Items from a data source
★ ★ ★ ★

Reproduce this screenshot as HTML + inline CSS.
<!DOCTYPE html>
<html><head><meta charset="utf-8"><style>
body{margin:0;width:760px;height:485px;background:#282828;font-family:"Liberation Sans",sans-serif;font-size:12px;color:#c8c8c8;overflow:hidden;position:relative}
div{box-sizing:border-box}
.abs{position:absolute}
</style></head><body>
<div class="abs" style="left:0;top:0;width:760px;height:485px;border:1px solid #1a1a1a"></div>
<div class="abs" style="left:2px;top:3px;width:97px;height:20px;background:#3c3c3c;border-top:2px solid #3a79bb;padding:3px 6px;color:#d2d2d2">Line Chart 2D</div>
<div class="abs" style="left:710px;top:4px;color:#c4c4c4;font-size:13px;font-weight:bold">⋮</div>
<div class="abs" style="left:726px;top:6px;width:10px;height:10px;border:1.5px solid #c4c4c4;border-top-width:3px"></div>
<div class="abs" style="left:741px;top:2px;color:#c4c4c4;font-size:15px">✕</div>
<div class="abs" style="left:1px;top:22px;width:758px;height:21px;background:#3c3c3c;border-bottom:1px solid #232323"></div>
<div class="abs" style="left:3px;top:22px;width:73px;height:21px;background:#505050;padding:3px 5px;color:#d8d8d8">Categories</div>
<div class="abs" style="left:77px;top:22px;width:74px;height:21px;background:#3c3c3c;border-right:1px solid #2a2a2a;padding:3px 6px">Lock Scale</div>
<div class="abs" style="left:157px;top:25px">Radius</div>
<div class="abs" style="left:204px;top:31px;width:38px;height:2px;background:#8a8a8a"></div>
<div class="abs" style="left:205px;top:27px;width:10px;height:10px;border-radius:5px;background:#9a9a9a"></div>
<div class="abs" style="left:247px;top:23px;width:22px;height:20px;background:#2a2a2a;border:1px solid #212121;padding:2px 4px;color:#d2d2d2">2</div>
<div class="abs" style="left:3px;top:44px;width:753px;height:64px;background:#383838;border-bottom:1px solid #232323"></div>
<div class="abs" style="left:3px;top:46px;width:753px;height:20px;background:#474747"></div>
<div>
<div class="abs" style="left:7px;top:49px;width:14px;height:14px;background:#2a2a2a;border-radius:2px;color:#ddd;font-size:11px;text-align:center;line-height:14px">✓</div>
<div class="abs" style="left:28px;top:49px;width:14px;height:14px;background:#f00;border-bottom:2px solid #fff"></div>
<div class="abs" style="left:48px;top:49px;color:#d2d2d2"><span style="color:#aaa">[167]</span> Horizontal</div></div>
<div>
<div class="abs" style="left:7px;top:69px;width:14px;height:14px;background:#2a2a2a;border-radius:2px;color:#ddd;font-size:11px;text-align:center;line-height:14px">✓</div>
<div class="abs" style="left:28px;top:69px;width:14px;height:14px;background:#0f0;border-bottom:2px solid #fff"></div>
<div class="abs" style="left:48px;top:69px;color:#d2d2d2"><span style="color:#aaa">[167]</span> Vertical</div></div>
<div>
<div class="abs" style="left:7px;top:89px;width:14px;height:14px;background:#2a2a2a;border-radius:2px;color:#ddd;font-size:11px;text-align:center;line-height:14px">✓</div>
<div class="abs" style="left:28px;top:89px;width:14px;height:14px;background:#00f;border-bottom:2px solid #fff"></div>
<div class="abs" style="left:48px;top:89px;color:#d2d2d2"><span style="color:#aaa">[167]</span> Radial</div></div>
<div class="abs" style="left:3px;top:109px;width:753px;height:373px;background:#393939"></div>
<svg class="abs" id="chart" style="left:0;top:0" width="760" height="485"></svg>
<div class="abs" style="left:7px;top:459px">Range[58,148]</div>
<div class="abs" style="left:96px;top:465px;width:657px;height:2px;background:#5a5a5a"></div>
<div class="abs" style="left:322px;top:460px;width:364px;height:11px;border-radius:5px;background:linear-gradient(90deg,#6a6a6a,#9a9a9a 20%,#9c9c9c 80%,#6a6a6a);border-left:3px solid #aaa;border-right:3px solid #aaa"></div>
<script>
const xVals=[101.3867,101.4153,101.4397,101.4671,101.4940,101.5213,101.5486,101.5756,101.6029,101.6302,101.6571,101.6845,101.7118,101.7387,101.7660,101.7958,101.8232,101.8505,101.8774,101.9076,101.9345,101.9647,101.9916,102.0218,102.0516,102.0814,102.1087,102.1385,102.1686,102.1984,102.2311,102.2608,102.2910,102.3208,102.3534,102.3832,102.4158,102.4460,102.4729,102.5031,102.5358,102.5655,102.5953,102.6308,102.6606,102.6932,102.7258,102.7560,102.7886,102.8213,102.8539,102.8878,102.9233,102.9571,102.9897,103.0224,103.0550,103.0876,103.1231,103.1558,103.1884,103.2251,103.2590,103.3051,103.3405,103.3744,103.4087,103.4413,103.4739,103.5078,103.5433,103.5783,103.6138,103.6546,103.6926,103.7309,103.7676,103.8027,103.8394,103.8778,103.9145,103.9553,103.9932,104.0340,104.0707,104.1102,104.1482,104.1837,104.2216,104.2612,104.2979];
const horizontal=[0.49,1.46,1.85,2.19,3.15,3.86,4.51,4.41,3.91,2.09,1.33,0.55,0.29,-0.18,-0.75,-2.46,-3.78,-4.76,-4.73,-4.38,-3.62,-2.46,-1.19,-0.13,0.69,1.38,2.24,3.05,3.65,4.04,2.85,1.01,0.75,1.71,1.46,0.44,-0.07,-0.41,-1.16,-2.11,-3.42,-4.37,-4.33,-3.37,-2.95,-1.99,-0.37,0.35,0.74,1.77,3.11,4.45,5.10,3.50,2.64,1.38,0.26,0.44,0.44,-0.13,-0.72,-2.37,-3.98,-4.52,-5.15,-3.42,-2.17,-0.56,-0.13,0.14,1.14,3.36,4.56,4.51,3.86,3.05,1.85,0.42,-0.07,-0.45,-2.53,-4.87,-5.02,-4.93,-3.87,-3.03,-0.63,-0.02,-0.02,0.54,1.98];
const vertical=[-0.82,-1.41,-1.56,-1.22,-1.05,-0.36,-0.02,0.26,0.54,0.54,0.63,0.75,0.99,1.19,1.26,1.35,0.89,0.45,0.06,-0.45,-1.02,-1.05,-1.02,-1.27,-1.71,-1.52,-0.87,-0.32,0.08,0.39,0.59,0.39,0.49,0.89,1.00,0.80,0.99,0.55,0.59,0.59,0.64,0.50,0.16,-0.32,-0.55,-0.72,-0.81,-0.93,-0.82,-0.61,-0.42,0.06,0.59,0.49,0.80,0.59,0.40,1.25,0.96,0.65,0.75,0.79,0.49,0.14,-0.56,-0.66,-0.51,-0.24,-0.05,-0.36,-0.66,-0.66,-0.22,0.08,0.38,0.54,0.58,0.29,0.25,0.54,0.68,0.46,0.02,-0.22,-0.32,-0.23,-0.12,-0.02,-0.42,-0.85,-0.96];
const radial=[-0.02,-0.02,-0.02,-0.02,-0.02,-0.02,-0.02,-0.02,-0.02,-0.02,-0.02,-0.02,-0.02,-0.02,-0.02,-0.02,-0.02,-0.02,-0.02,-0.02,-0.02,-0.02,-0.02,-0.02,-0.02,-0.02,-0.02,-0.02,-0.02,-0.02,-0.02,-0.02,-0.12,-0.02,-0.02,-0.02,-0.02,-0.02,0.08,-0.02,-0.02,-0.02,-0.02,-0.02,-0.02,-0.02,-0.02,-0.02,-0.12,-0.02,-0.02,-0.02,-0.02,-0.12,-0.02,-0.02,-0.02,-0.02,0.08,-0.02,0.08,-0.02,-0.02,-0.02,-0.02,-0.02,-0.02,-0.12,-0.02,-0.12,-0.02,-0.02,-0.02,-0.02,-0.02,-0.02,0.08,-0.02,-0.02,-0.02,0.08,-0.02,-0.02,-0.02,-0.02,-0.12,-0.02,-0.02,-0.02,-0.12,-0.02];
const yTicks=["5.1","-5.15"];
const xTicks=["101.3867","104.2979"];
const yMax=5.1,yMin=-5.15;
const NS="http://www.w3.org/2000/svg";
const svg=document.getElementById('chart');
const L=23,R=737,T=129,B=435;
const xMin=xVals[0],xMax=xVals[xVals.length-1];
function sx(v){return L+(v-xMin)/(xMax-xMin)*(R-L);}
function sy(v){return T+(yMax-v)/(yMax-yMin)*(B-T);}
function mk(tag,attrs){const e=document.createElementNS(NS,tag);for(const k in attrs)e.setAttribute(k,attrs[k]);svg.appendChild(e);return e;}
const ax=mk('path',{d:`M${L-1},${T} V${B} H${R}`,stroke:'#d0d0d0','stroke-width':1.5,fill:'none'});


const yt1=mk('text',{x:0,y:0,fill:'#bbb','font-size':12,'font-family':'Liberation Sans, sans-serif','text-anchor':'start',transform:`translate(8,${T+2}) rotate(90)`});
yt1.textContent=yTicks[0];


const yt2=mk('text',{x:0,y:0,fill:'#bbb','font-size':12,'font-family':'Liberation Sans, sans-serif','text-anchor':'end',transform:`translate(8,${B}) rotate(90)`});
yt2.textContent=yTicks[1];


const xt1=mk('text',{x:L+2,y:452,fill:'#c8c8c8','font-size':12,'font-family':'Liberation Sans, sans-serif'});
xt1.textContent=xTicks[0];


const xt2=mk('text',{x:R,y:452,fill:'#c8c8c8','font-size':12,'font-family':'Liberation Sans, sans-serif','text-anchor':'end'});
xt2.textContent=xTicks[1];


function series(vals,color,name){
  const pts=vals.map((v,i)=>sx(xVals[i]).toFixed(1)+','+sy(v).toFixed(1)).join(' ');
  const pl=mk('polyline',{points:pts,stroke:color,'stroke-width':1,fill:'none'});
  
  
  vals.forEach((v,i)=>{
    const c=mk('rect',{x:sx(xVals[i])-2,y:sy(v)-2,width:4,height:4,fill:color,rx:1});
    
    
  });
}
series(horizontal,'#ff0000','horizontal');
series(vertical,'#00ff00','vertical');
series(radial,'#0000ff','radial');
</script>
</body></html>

★ ★ ★ ★

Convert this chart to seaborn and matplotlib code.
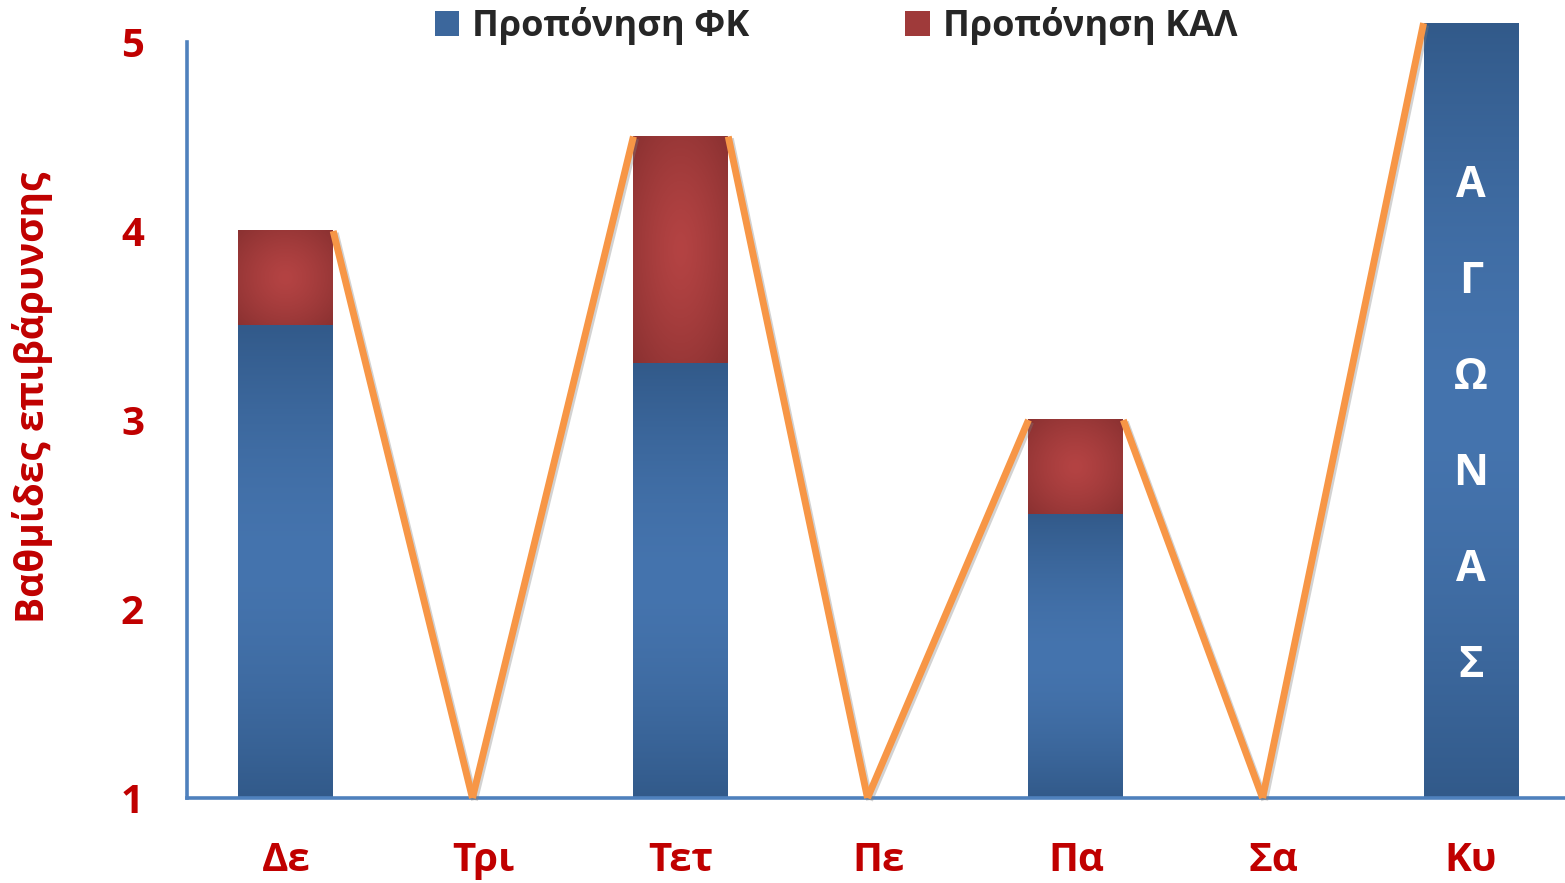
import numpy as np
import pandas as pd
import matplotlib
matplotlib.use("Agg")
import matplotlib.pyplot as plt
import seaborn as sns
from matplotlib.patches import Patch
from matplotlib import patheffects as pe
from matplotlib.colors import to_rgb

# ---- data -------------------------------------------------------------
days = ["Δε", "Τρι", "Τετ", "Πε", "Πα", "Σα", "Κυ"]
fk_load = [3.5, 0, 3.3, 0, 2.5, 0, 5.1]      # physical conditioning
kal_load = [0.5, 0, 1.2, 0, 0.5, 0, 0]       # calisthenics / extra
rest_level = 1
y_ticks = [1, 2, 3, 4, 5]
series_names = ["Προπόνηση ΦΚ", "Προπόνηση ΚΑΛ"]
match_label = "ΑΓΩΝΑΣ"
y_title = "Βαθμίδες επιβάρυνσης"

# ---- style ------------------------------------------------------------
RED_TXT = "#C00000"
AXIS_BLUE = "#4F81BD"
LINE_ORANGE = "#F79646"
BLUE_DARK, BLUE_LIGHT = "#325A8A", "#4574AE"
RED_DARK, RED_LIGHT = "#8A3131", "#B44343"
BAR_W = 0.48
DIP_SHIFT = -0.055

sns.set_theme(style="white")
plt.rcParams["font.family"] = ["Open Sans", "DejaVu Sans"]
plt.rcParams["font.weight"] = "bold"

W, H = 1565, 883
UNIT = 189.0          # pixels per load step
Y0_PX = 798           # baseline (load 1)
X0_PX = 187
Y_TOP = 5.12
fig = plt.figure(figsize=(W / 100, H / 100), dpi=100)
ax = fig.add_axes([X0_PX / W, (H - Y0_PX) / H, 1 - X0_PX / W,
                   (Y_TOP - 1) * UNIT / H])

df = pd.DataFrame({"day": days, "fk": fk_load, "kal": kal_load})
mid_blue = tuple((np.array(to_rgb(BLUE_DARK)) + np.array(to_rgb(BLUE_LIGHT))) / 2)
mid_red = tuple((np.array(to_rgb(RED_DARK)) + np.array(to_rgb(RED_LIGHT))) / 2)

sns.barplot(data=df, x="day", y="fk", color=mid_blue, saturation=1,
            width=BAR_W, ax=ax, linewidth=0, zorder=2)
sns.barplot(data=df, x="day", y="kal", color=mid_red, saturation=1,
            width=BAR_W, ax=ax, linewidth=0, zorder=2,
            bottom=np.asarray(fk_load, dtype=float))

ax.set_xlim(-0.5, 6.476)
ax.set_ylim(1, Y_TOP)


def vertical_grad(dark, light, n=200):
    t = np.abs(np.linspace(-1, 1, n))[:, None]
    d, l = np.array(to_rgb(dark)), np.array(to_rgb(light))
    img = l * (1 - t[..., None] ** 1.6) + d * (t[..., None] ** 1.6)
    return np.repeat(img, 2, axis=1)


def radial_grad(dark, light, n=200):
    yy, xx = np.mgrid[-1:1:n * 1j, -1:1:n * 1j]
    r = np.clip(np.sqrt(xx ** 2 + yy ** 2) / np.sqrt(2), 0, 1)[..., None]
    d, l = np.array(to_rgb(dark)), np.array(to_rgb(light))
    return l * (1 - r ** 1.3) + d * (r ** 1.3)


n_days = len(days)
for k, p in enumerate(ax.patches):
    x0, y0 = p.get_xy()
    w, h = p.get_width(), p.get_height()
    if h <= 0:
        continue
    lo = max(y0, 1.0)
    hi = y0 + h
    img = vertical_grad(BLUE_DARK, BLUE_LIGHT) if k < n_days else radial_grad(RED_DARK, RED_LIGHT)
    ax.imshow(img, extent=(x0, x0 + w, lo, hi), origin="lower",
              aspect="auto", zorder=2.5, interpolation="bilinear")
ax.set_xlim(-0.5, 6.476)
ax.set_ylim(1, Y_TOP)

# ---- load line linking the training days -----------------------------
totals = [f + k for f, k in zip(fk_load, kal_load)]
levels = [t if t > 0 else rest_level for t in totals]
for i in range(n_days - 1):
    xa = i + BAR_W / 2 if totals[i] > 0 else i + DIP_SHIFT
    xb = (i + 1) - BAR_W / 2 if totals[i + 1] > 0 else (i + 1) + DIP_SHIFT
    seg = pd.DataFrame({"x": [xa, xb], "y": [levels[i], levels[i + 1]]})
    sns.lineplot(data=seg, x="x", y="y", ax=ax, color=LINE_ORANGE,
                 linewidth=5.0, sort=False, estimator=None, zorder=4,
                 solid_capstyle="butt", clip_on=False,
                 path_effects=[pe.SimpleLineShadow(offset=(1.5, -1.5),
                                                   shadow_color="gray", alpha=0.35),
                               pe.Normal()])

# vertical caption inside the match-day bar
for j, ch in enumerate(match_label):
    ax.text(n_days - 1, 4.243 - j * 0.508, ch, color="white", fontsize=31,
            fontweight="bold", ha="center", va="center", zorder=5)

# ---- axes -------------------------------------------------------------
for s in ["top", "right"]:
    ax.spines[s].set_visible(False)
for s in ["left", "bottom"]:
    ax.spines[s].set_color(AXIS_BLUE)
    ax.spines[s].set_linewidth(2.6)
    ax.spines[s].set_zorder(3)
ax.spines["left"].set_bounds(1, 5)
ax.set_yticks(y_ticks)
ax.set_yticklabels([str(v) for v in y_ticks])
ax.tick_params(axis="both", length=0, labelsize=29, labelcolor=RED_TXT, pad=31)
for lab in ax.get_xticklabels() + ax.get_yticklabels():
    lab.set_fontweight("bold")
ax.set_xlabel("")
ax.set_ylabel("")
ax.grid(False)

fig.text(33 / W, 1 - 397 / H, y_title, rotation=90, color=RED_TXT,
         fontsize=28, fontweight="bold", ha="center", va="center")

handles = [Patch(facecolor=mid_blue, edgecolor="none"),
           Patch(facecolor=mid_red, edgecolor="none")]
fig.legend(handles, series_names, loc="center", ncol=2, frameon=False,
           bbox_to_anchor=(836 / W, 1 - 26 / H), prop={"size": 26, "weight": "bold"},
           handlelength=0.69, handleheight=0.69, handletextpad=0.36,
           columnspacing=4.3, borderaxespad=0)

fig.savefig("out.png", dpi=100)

★ ★ ★ ★

What you have to do
Word for word, repeat the lines above from the one with "Convert this chart" through the one with "from matplotlib.colors import to_rgb", and nothing beyond them. Omit the pictures.

Task answer
Convert this chart to seaborn and matplotlib code.
import numpy as np
import pandas as pd
import matplotlib
matplotlib.use("Agg")
import matplotlib.pyplot as plt
import seaborn as sns
from matplotlib.patches import Patch
from matplotlib import patheffects as pe
from matplotlib.colors import to_rgb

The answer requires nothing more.